I built the main architecture using standard PyTorch and PyTorch Lightning. My workflow involved separating the spatial feature extraction, channel refinement, and auxiliary feature fusion into distinct modular blocks.

A high-level overview of the feature extraction pipelines and fusion layer.

Multi-Scale Convolution Block

Instead of a standard single-scale convolution, my initial layer extracts patterns at different resolutions simultaneously. It employs three parallel 2D convolution layers with kernel sizes of $3 \times 3$, $5 \times 5$, and $7 \times 7$. Their outputs are concatenated. Think of this as giving the AI multiple lenses: it simultaneously uses a “magnifying glass” to capture immediate tactical squabbles, and “binoculars” to spot longer-range piece coordination right from the input layer.

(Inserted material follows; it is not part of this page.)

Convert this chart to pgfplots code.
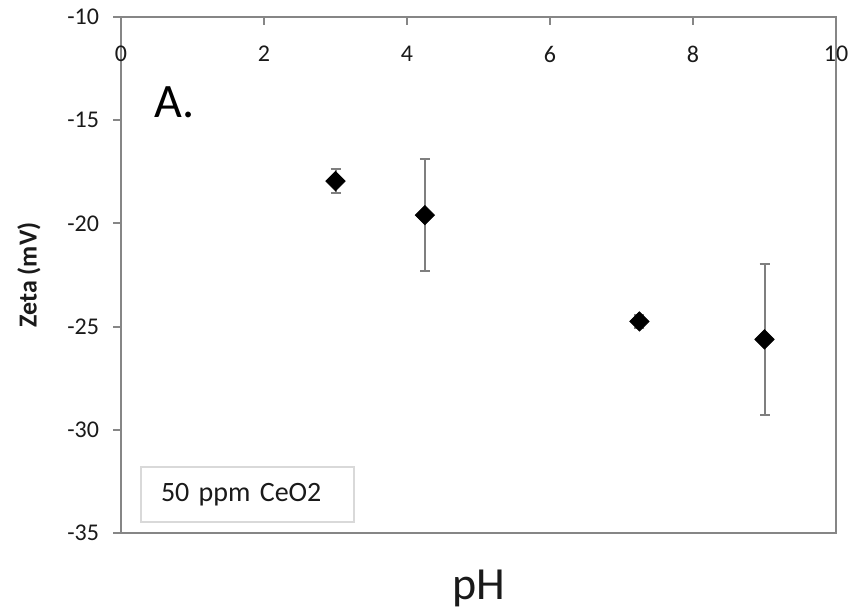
\documentclass[border=0pt]{standalone}
\usepackage{fontspec}
\setmainfont{Carlito}
\usepackage{pgfplots}
\pgfplotsset{compat=1.18}
\definecolor{axgray}{HTML}{868686}
\definecolor{errgray}{HTML}{7F7F7F}
\definecolor{boxgray}{HTML}{D9D9D9}
\definecolor{txt}{HTML}{1A1A1A}
\begin{document}
\begin{tikzpicture}
\begin{axis}[
  scale only axis, width=357.5pt, height=258pt,
  xmin=0, xmax=10, ymin=-35, ymax=-10,
  axis line style={axgray, line width=1pt},
  xtick={0,2,4,6,8,10}, xticklabels={0,2,4,6,8,10},
  ytick={-35,-30,-25,-20,-15,-10}, yticklabels={-35,-30,-25,-20,-15,-10},
  xtick pos=right, xticklabel pos=right,
  ytick pos=left,
  xtick align=inside, ytick align=outside,
  major tick length=4pt,
  tick style={axgray, line width=1pt},
  xticklabel style={anchor=north, yshift=-11pt, font=\fontsize{12}{14}\selectfont, text=txt},
  yticklabel style={xshift=-3.5pt, font=\fontsize{12}{14}\selectfont, text=txt},
  xlabel={pH},
  every axis x label/.style={at={(axis description cs:0.5,0)}, anchor=center, yshift=-27.5pt, font=\fontsize{23}{27}\selectfont, text=txt},
  ylabel={Zeta (mV)},
  every axis y label/.style={at={(axis description cs:-0.1287,0.5)}, rotate=90, anchor=center, font=\bfseries\fontsize{13}{15}\selectfont, text=txt},
  clip=false,
]
\addplot[only marks, mark=square*, mark size=3.4pt,
  mark options={rotate=45, fill=black, draw=black},
  error bars/.cd, y dir=both, y explicit,
  error bar style={errgray, line width=1pt},
  error mark options={rotate=90, errgray, mark size=2.5pt, line width=1pt}]
  table[x=x, y=y, y error=e]{
x y e
3 -17.95 0.6
4.25 -19.6 2.73
7.25 -24.75 0.3
9 -25.62 3.67
};
\node[font=\fontsize{24}{28}\selectfont, text=black] at (axis cs:0.755,-14.12) {A.};
\node[draw=boxgray, line width=1pt, anchor=south west, minimum width=106.5pt, minimum height=27.5pt,
  inner xsep=10pt, align=left, text width=86.5pt, font=\fontsize{14}{16}\selectfont, text=txt]
  at (axis cs:0.266,-34.52) {50 ppm CeO2};
\end{axis}
\pgfresetboundingbox
\path ([shift={(-60.5pt,-39pt)}]current axis.south west) rectangle ([shift={(9pt,8.5pt)}]current axis.north east);
\end{tikzpicture}
\end{document}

Feature-wise Linear Modulation (FiLM)

Typically, chess models concatenate the side-to-move (White/Black) as a separate input plane. I wanted something more parameter-efficient that propagated the playing perspective deeper into the network.

To do this, I implemented a Feature-wise Linear Modulation (FiLM) layer. FiLM conditionally scales and shifts the intermediate convolutional features based on the puzzle solver’s color (an input vector of $c \in {-1, +1}$). It requires only a fraction of the parameters compared to adding input planes, helping preserve model efficiency without losing perspective information.

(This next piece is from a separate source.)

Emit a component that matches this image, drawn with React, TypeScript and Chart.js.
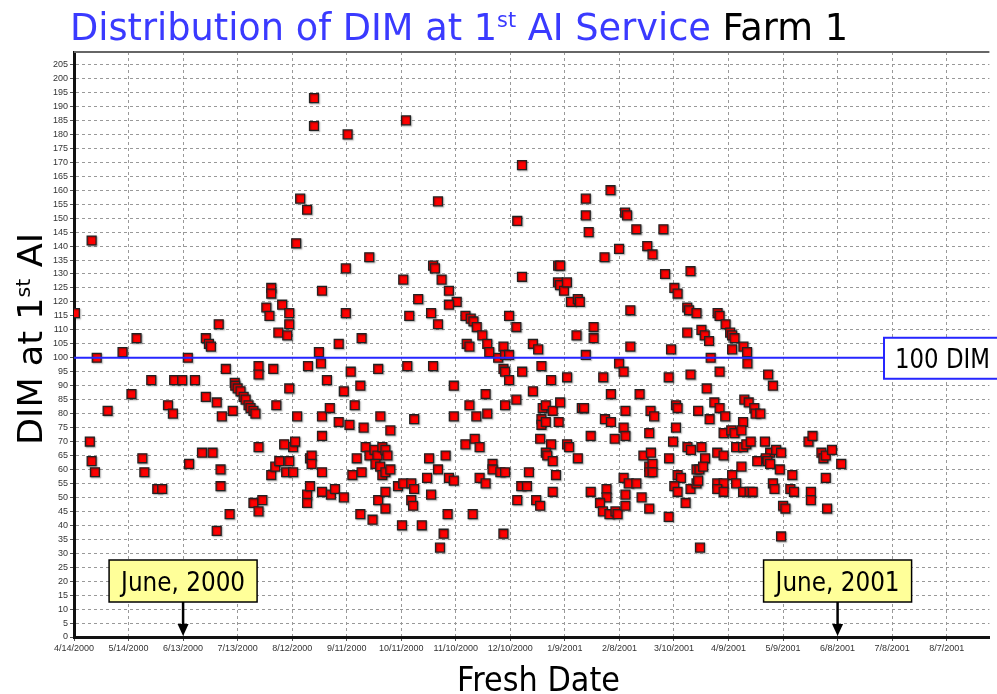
import React, { useEffect, useRef } from 'react';
import { Chart, registerables } from 'chart.js';

Chart.register(...registerables);

// ---- data ----
// x: days since 4/14/2000 (fresh date), y: DIM at 1st AI service
const tickLabels = [
  '4/14/2000', '5/14/2000', '6/13/2000', '7/13/2000', '8/12/2000', '9/11/2000',
  '10/11/2000', '11/10/2000', '12/10/2000', '1/9/2001', '2/8/2001', '3/10/2001',
  '4/9/2001', '5/9/2001', '6/8/2001', '7/8/2001', '8/7/2001',
];
const TICK_STEP_DAYS = 30;
const X_MAX_DAYS = 503.5;
const Y_MAX = 209.5;
const Y_STEP = 5;

const freshDay = [
  0.5, 9.7, 132, 132, 124.4, 128.2, 122.2, 136.4, 108.5, 108.5, 105.8, 107.5, 114.5, 118.4, 118.4, 112.4, 117.3,
  79.6, 34.4, 72.5, 74.2, 75.3, 26.7, 134.7, 145.6,
  8.7, 9.7, 11.5, 12.5, 18.5, 31.6, 37.6, 38.7, 42.5, 45.8, 48.5, 51.7, 54.4, 55.1, 59.5, 62.6, 63.3, 66.5, 70.4,
  72.5, 76.2, 78.5, 78.5, 80.6, 80.6, 81.3, 83.5, 85.6, 87.3, 88.4, 88.7, 90, 91.6, 93.3, 94.4, 96, 97.1, 98.7,
  99.8, 98.7, 101.5, 101.5, 101.5, 101.5, 103.6, 108.5, 109.6, 110.7, 111.3, 112.9, 115.6, 116.7, 118.4, 118.4,
  120.5, 120.5, 121.6, 122.7, 128.7, 128.2, 128.2, 129.8, 130.7, 130.7, 129.8, 135.8, 136.4, 136.4, 136.4, 136.4,
  139.1, 140.7, 141.3, 143.5, 145.6,
  182.6, 150.5, 246.4, 200.2, 243.8, 295.1, 281.5, 281.5, 283.1, 291.8, 162.4, 149.5, 197.5, 198.5, 181.1, 202.2,
  206.2, 189.3, 210.5, 206.2, 184.4, 149.5, 196.4, 200.2, 215.3, 218.2, 219.7, 221.5, 224.6, 227.3, 216, 217.5,
  228.4, 233.3, 236.2, 237.1, 239.3, 239.3, 243.3, 246.4, 252.4, 255.3, 158.2, 266.3, 267.4, 266.2, 267.3, 269.5,
  271.1, 273.3, 277.1, 278.2, 276.4, 285.8, 285.8, 281.5,
  148.4, 148.4, 152.2, 151.5, 157.5, 154.4, 159.3, 153.1, 155.5, 158.2, 157.5, 164.2, 160.4, 162.5, 165.3, 166.9,
  165.8, 168.4, 169.6, 171.3, 172.4, 169.6, 171.3, 174, 167.3, 168.5, 174, 167.3, 171.3, 171.3, 178.2, 181.1,
  185.5, 187.1, 185.5, 186.5, 180.4, 183.3, 187.1, 191.3, 194.2, 195.3, 197.5, 196.4, 200.2, 203.3, 201.3, 204.4,
  205.5, 206.2, 208.9, 208.9, 208.9, 215.3, 217.5, 220.4, 219.3, 221.3, 223.1, 223.1, 226.4, 226.4, 227.3, 230.2,
  230.2, 234.5, 237.1, 236.2, 236.2, 237.1, 239.3, 237.1, 243.3, 243.8, 246, 249.1, 246.5, 250.2, 252.4, 254.2,
  256.4, 257.1, 262.4, 257.8, 259.5, 263.3, 257.1, 257.1, 259.5, 266.6, 256.4, 262.4, 259.5, 260.3, 263.3, 265.1,
  263.3, 267.4, 271.2, 271.2, 272.3, 277.1, 279.3, 280.5, 284.2, 284.2, 291.1, 295.3, 292, 295.3, 297.4, 292.9,
  292.9, 289.3, 290.9, 294.5, 297.8,
  303.1, 304.2, 309.3, 324.2, 299.8, 315.3, 318.2, 325.1, 339.1, 330.2, 332, 306, 306, 328.4, 337.3, 338.3, 342.4,
  337.3, 345.1, 346.9, 349.3, 350.2, 354, 355.1, 358.4, 360.9, 362, 363.3, 362, 368.2, 370.2,
  370.4, 299.8, 302.3, 327.1, 339.1, 355.1, 381.8, 384.4, 311.1, 348, 331.1, 332, 343.3, 303.3, 317.1, 319.1,
  352.2, 355.1, 358.2, 368.7, 371.1, 374.2, 374.9, 377.5, 302.3, 331.1, 349.6, 368, 303.3, 316.4, 329.5, 357.3,
  361.5, 363.3, 367.1, 337.4, 339.3, 345.1, 353.8, 357.3, 364.2, 368, 369.8, 372.2, 380, 382.9, 386.2, 388.9,
  380.5, 381.4, 382.9, 375.8, 388.2, 404, 406.2, 411.1, 412.2, 413.5, 416.9, 422, 313.2, 317.3, 316.4, 318.2,
  316.4, 318.2, 327.3, 347.1, 342.4, 344, 346, 367.1, 302.3, 305.1, 309.3, 332, 333.8, 362, 330.2, 332, 339.1,
  342.4, 343.3, 353.8, 357.3, 353.8, 357.3, 364.2, 368, 371.6, 373.3, 384.4, 385.3, 395.1, 394, 396, 405.3,
  405.3, 413.5, 299, 303.3, 303.3, 312.2, 316.4, 327.1, 336.4, 344.3, 388.9, 390, 391.3, 414.2,
];

const dimAtFirstAI = [
  116, 142, 193, 183, 157, 153, 141, 124, 125, 123, 118, 115, 119, 116, 112, 109, 108,
  112, 107, 107, 105, 104, 102, 102, 105,
  70, 63, 59, 100, 81, 87, 64, 59, 92, 53, 53, 83, 80, 92, 92, 100, 62, 92, 66,
  86, 66, 84, 38, 60, 54, 79, 96, 44, 81, 91, 90, 89, 88, 86, 85, 83, 82, 81,
  80, 48, 45, 97, 94, 68, 49, 58, 96, 61, 83, 63, 69, 59, 63, 89,
  59, 68, 70, 79, 97, 51, 48, 64, 65, 62, 54, 98, 79, 72, 59, 52,
  92, 82, 51, 53, 77,
  185, 180, 169, 156, 149, 160, 157, 151, 145, 136, 136, 132, 133, 132, 128, 128,
  124, 121, 120, 119, 115, 116, 116, 112, 115, 114, 113, 111, 108, 105, 105, 104,
  102, 100, 104, 101, 101, 115, 111, 129, 105, 103, 107, 133, 133, 127, 126, 124,
  127, 120, 121, 120, 108, 111, 107, 101,
  50, 88, 95, 76, 90, 83, 75, 58, 64, 59, 44, 42, 68, 65, 67, 65,
  62, 61, 68, 67, 65, 58, 59, 60, 96, 79, 74, 49, 52, 46, 54, 55,
  55, 53, 49, 47, 40, 97, 78, 40, 57, 64, 97, 51, 60, 37, 32, 65,
  44, 57, 56, 90, 79, 69, 83, 71, 44, 79, 68, 57, 55, 87, 80, 62,
  60, 59, 59, 37, 96, 95, 92, 83, 85, 49, 54, 54, 95, 59, 88, 49,
  47, 97, 92, 82, 83, 81, 78, 76, 77, 77, 71, 69, 66, 65, 63, 58,
  52, 84, 93, 69, 68, 64, 82, 82, 72, 52, 93, 87, 78, 77, 71, 53,
  50, 48, 45, 44, 45,
  152, 151, 146, 146, 139, 140, 137, 130, 131, 125, 123, 117, 104, 103, 118, 117, 116,
  109, 110, 108, 106, 100, 116, 115, 112, 109, 108, 107, 103, 104, 102,
  98, 98, 95, 93, 94, 95, 94, 90, 87, 89, 83, 82, 81, 81, 81, 79,
  84, 82, 79, 85, 84, 82, 80, 80, 75, 75, 78, 77, 72, 73, 70, 73,
  74, 73, 74, 68, 67, 68, 66, 65, 68, 68, 69, 70, 70, 66, 67, 66,
  64, 63, 62, 63, 60, 70, 72, 66, 64, 65, 67, 62, 65, 66, 61, 62,
  59, 59, 64, 64, 60, 60, 61, 61, 57, 55, 55, 58, 57, 58, 54, 52, 53,
  55, 56, 55, 55, 53, 52, 55, 52, 52, 52, 55, 53, 58, 53, 52, 52,
  49, 57, 44, 51, 47, 50, 46, 43, 48, 32, 36, 47, 46, 46,
];

const referenceDIM = 100;
const referenceLabel = '100 DIM';
const markerLabels = ['June, 2000', 'June, 2001'];
const markerDays = [60, 420];

const TEXT_FONT = '"DejaVu Sans"';

type Part = { text: string; color: string; sup?: boolean };

function drawRich(
  ctx: CanvasRenderingContext2D,
  parts: Part[],
  x: number,
  y: number,
  targetWidth: number,
  size: number,
) {
  const base = `${size}px ${TEXT_FONT}`;
  const supF = `${Math.round(size * 0.58)}px ${TEXT_FONT}`;
  let w = 0;
  for (const p of parts) {
    ctx.font = p.sup ? supF : base;
    w += ctx.measureText(p.text).width;
  }
  const s = targetWidth / w;
  ctx.save();
  ctx.translate(x, y);
  ctx.scale(s, 1);
  ctx.textAlign = 'left';
  ctx.textBaseline = 'alphabetic';
  let cx = 0;
  for (const p of parts) {
    ctx.font = p.sup ? supF : base;
    ctx.fillStyle = p.color;
    ctx.fillText(p.text, cx, p.sup ? -size * 0.36 : 0);
    cx += ctx.measureText(p.text).width;
  }
  ctx.restore();
}

const decorPlugin = {
  id: 'decor',
  beforeDatasetsDraw(chart: any) {
    const { ctx } = chart;
    ctx.save();
    ctx.shadowColor = 'rgba(0,0,0,0.35)';
    ctx.shadowOffsetX = 1;
    ctx.shadowOffsetY = 1;
    ctx.shadowBlur = 1.5;
  },
  afterDatasetsDraw(chart: any) {
    chart.ctx.restore();
  },
  afterDraw(chart: any) {
    const { ctx, chartArea } = chart;
    const xs = chart.scales.x;
    const ys = chart.scales.y;
    ctx.save();

    // top border of plot area
    ctx.strokeStyle = '#666';
    ctx.lineWidth = 2;
    ctx.beginPath();
    ctx.moveTo(chartArea.left, chartArea.top);
    ctx.lineTo(chartArea.right, chartArea.top);
    ctx.stroke();

    // reference line and label box
    const yRef = ys.getPixelForValue(referenceDIM);
    const boxLeft = 884;
    ctx.strokeStyle = '#2626ff';
    ctx.lineWidth = 2;
    ctx.beginPath();
    ctx.moveTo(chartArea.left, yRef);
    ctx.lineTo(boxLeft, yRef);
    ctx.stroke();
    ctx.fillStyle = '#ffffff';
    ctx.fillRect(boxLeft, yRef - 20, 130, 41);
    ctx.strokeRect(boxLeft, yRef - 20, 130, 41);
    drawRich(ctx, [{ text: referenceLabel, color: '#000' }], 895, yRef + 10, 95, 26);

    // month markers
    const y0 = ys.getPixelForValue(0);
    markerLabels.forEach((label, i) => {
      const cx = xs.getPixelForValue(markerDays[i]);
      const bw = 148;
      const top = y0 - 77;
      const bh = 42;
      ctx.fillStyle = '#ffff99';
      ctx.fillRect(cx - bw / 2, top, bw, bh);
      ctx.strokeStyle = '#000';
      ctx.lineWidth = 1.5;
      ctx.strokeRect(cx - bw / 2, top, bw, bh);
      drawRich(ctx, [{ text: label, color: '#000' }], cx - 62, y0 - 46, 124, 27);
      ctx.lineWidth = 2.5;
      ctx.beginPath();
      ctx.moveTo(cx, top + bh);
      ctx.lineTo(cx, y0 - 10);
      ctx.stroke();
      ctx.fillStyle = '#000';
      ctx.beginPath();
      ctx.moveTo(cx - 5.5, y0 - 13);
      ctx.lineTo(cx + 5.5, y0 - 13);
      ctx.lineTo(cx, y0 - 1);
      ctx.closePath();
      ctx.fill();
    });

    // title
    drawRich(
      ctx,
      [
        { text: 'Distribution of DIM at 1', color: '#3a3aff' },
        { text: 'st', color: '#3a3aff', sup: true },
        { text: ' AI Service', color: '#3a3aff' },
        { text: ' Farm 1', color: '#000' },
      ],
      70,
      40,
      778,
      37,
    );

    // y axis title (rotated)
    ctx.save();
    ctx.translate(42, 445);
    ctx.rotate(-Math.PI / 2);
    drawRich(
      ctx,
      [
        { text: 'DIM at 1', color: '#000' },
        { text: 'st', color: '#000', sup: true },
        { text: ' AI', color: '#000' },
      ],
      0,
      0,
      212,
      34,
    );
    ctx.restore();

    // x axis title
    drawRich(ctx, [{ text: 'Fresh Date', color: '#000' }], 457, 691, 163, 33);

    ctx.restore();
  },
};

export default function App() {
  const ref = useRef<HTMLCanvasElement | null>(null);

  useEffect(() => {
    if (!ref.current) return;
    const points = freshDay.map((d, i) => ({ x: d, y: dimAtFirstAI[i] }));
    const chart = new Chart(ref.current, {
      type: 'scatter',
      data: {
        datasets: [
          {
            label: 'DIM at 1st AI',
            data: points,
            pointStyle: 'rect',
            radius: 6.3,
            hoverRadius: 6.3,
            backgroundColor: '#ff0000',
            borderColor: '#222222',
            borderWidth: 1.3,
          },
        ],
      },
      options: {
        animation: false,
        responsive: false,
        maintainAspectRatio: false,
        devicePixelRatio: 1,
        layout: { padding: { top: 52, left: 0, right: 0, bottom: 0 } },
        plugins: {
          legend: { display: false },
          tooltip: { enabled: false },
          title: { display: false },
        },
        scales: {
          x: {
            type: 'linear',
            min: 0,
            max: X_MAX_DAYS,
            afterFit: (scale: any) => {
              scale.height = 57;
            },
            ticks: {
              stepSize: TICK_STEP_DAYS,
              includeBounds: false,
              autoSkip: false,
              maxRotation: 0,
              minRotation: 0,
              padding: 2,
              color: '#333',
              font: { family: '"Liberation Sans"', size: 9 },
              callback: (v: any) => {
                const idx = Math.round(Number(v) / TICK_STEP_DAYS);
                return tickLabels[idx] ?? '';
              },
            },
            grid: {
              color: '#999999',
              lineWidth: 1,
              tickLength: 4,
              tickColor: '#555',
              tickBorderDash: [],
            },
            border: { color: '#111', width: 3, dash: [3, 3] },
          },
          y: {
            type: 'linear',
            min: 0,
            max: Y_MAX,
            afterFit: (scale: any) => {
              scale.width = 74;
            },
            ticks: {
              stepSize: Y_STEP,
              includeBounds: false,
              autoSkip: false,
              padding: 2,
              color: '#333',
              font: { family: '"Liberation Sans"', size: 9 },
            },
            grid: {
              color: '#999999',
              lineWidth: 1,
              tickLength: 4,
              tickColor: '#555',
              tickBorderDash: [],
            },
            border: { color: '#111', width: 3, dash: [3, 3] },
          },
        },
      } as any,
      plugins: [decorPlugin],
    });
    return () => chart.destroy();
  }, []);

  return (
    <div style={{ position: 'fixed', left: 0, top: 0, width: 997, height: 694, background: '#fff' }}>
      <canvas ref={ref} width={997} height={694} style={{ width: 997, height: 694, display: 'block' }} />
    </div>
  );
}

Custom Chess Residual Blocks

Standard CNN kernels are square grids, perfect for general image features but completely agnostic to the legal move semantics of chess pieces. To provide the network with a much stronger inductive bias, I incorporated masked block convolutions based on chess rules.

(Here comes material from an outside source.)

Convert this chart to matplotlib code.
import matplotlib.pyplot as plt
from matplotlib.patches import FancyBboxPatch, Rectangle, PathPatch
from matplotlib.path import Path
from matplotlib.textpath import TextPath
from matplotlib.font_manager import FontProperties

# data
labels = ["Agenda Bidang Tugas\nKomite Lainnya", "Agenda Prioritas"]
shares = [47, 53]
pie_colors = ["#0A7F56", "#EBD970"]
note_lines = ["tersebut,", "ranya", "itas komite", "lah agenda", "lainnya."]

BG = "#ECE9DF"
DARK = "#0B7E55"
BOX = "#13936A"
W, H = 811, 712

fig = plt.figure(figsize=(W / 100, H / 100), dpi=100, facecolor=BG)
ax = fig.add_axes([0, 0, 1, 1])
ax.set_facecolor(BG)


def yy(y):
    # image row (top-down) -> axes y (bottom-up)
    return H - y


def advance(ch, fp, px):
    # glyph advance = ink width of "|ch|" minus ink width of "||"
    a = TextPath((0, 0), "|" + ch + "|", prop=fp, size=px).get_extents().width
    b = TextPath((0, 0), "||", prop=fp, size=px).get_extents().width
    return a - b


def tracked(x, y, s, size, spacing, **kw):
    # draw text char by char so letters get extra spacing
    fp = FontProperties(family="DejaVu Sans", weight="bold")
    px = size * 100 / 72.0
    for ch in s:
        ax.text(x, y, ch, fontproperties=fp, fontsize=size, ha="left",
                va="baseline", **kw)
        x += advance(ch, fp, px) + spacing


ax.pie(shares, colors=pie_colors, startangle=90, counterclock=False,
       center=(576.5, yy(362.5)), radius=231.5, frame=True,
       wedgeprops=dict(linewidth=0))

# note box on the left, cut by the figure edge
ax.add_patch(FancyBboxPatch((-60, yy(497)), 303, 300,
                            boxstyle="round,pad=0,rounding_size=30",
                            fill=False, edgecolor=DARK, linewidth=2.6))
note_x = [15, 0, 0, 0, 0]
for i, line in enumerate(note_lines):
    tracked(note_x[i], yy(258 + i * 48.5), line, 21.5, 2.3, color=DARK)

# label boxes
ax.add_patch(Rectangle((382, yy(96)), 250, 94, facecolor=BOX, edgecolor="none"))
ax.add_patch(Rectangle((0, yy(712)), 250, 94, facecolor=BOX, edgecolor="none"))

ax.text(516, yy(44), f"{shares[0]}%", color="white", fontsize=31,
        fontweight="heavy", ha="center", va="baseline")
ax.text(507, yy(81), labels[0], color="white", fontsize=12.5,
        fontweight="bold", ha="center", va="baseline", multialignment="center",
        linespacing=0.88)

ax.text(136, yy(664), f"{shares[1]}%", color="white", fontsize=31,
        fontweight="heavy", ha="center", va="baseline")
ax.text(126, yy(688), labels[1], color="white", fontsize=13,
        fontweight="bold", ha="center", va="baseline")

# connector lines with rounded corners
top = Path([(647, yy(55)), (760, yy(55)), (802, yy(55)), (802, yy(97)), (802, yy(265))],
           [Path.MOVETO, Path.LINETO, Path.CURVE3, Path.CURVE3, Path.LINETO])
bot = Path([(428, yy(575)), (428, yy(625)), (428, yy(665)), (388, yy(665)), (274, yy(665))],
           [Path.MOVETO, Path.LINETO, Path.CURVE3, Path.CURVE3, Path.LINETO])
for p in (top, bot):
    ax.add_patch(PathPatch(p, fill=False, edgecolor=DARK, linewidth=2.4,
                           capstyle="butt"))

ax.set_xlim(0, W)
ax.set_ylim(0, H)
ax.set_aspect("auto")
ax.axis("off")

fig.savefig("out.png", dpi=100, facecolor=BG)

Convolutional mask configurations filtering the $5 \times 5$ grid to legal piece movements.

By applying these fixed binary masks to the convolutional kernel weights, I enforced that the network aggregates information strictly along legal move directions. For example, a “Knight” convolutional block only looks at L-shapes, while a “Rook” block scans along ranks and files.

Feature Integration: Stockfish & Maia-2

Relying purely on visual bitboards only captures a piece of the puzzle. To accurately predict human error, I also included features measuring both objective mathematical complexity and human tendencies.

Stockfish Analytics: I used Stockfish 17.1 to extract principal variations, centipawn evaluations, node search counts, and Shannon entropy over depths 1 through 15. High entropy top engine moves strongly correlate with positions that are complex and ambiguous for humans.
Maia-2 Human Engine Integration: I integrated Maia-2, a neural engine trained to mirror human moves, calculating predictions across 8 different Elo rating tiers (900-2500). Finding the exact probability that the Maia-2 engine would select the correct move acted as a strong proxy for human error rates.
Tactical & Mate Indicators: I created boolean features to track the occurrences of specific patterns, including tactical motifs (en passant, castling, promotion, attacks on f2/f7) and mating nets (smothered mate, back-rank mate).

These features were passed through fully connected MLPs and concatenated with the flattened CNN features.

Predicting the Unknown: Uncertainty Quantification

The competition included a secondary challenge: Uncertainty Quantification. The goal was to identify the top 10% of puzzles where the model was most uncertain. Improving the model on these puzzles would yield the biggest accuracy gains.

How do you force a regression model to tell you it isn’t sure?

I combined two powerful techniques: Deep Ensembling (asking a committee of independent models to form a consensus) and Monte Carlo (MC) Dropout (randomly turning off parts of the network during prediction to see if it panics and wildly changes its answer).

I trained 5 identical PyTorch models on different random seeds.
I injected dropout layers ($p=0.3$) throughout the network’s processing blocks, leaving them enabled during inference (Monte Carlo Dropout).
For each puzzle, I ran 100 inference passes across all 5 models.

By calculating the mean prediction variance within the models and the variance across the models’ means (following the Law of Total Variance), my model could successfully quantify how “unsure” it was of any puzzle’s difficulty. This rigorous statistical approach earned me 2nd place in the uncertainty competition.

Conclusion

The FedCSIS 2025 competition showed that combining domain knowledge with deep learning produces great results. Using PyTorch Lightning for training and optimizing the sequential game data allowed the final model to score an MSE of 64.2K.